NATURE photographer Ben Lee was in the Sungei Buloh Wetland Reserve in Kranji on Sunday afternoon when he zoomed in on an unusual sight: a couple and child kayaking in an inlet in the reserve.
The man, who was not wearing a life jacket, was dangling his legs over the side of the boat.
Canoes and kayaks are not allowed in the nature reserve as they may disrupt wildlife.
"It is not just the illegal trespassing that worries me - there is also a safety concern," said Mr Lee, 52, the founder of outdoor exploration group Nature Trekker.
The area is home to a number of wild saltwater crocodiles.
Male saltwater crocodiles generally grow to 5m from snout to tail, and weigh about 450kg.
Last April, a 400kg giant, probably one of the largest to have roamed wild here in decades, was found dead on the Kranji Reservoir grounds.
It is believed to have been killed by poachers.
Mr Subaraj Rajathurai, director of Strix Wildlife Consultancy, stressed that the reptiles will not attack humans unless provoked.

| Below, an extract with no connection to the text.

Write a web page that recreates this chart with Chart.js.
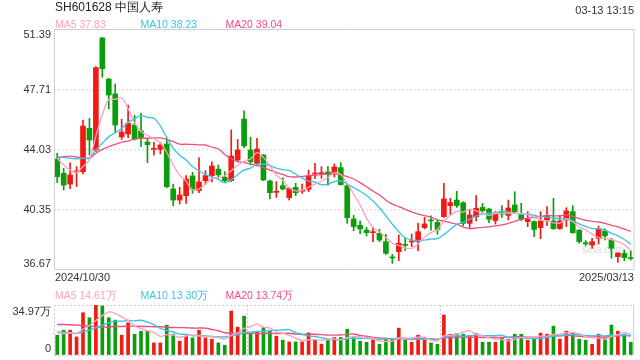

"But feet dangling in the water could look like fish, which is a crocodile's natural prey," he warned.
Mr Lee spotted the trio while he was conducting a photography session at about 2.30pm.
When contacted, the National Parks Board (NParks) said it was aware of the incident.
Said NParks' deputy director of Sungei Buloh Wetland Reserve, Mr How Choon Beng: "NParks officers noticed two adults and a child kayaking within Sungei Buloh Wetland Reserve on Sunday afternoon.
"When advised by our officers, they were cooperative and immediately left the boundaries of the Reserve."
He also reminded visitors to keep within the designated land trails when visiting the reserve.